A planetary embryo called Theia, thought to be around the size of Mars or Earth, collided with Earth 4.5 billion years ago when our planet was just 100 million years old.

It was already known that Theia and Earth collided, but the new evidence from the UCLA-led scientific team shows it was less of a side swipe, as previously thought, and more of a "head-on assault".

The force of the impact resulted in early Earth and Theia, together to form a single planet, with a piece breaking off and entering its gravitational pull to form the moon.

Researchers studied moon rocks from three Apollo missions and compared them with volcanic rocks found in Hawaii and Arizona.

To their surprise, no difference was found in the oxygen isotopes and it was established that the rocks from each shared chemical signatures.

Edward Young and colleagues
Edward Young and colleagues (Christelle Snow/ UCLA)

Edward Young, lead author of the new study and a UCLA professor of geochemistry and cosmochemistry, said, “We don’t see any difference between the Earth’s and the moon’s oxygen isotopes; they’re indistinguishable.

“Theia was thoroughly mixed into both the Earth and the moon, and evenly dispersed between them.
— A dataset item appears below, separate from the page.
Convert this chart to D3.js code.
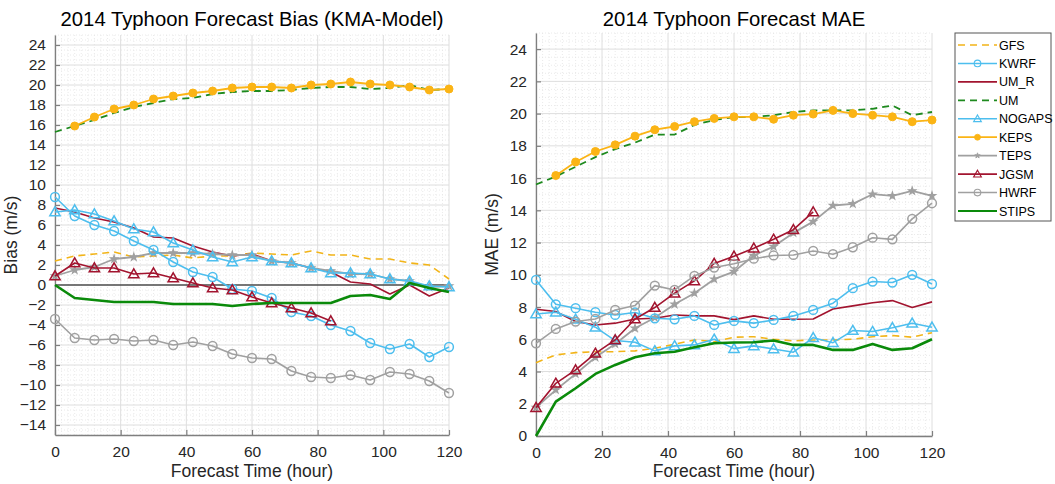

This explains why we don’t see a different signature of Theia in the moon versus the Earth.”

According to Professor Young, Theia was growing and would likely have become a planet, had it not been destroyed in the collision.

The research, funded by Nasa, the Deep Carbon Observatory and a European Research Council advanced grant (ACCRETE) and published in the journal Science, also raised questions about Earths origins.

ISS Earth timelapse

They include, whether the collision would have removed any water contained by Earth - before asteroids rich in water hit our planet tens of millions of years later.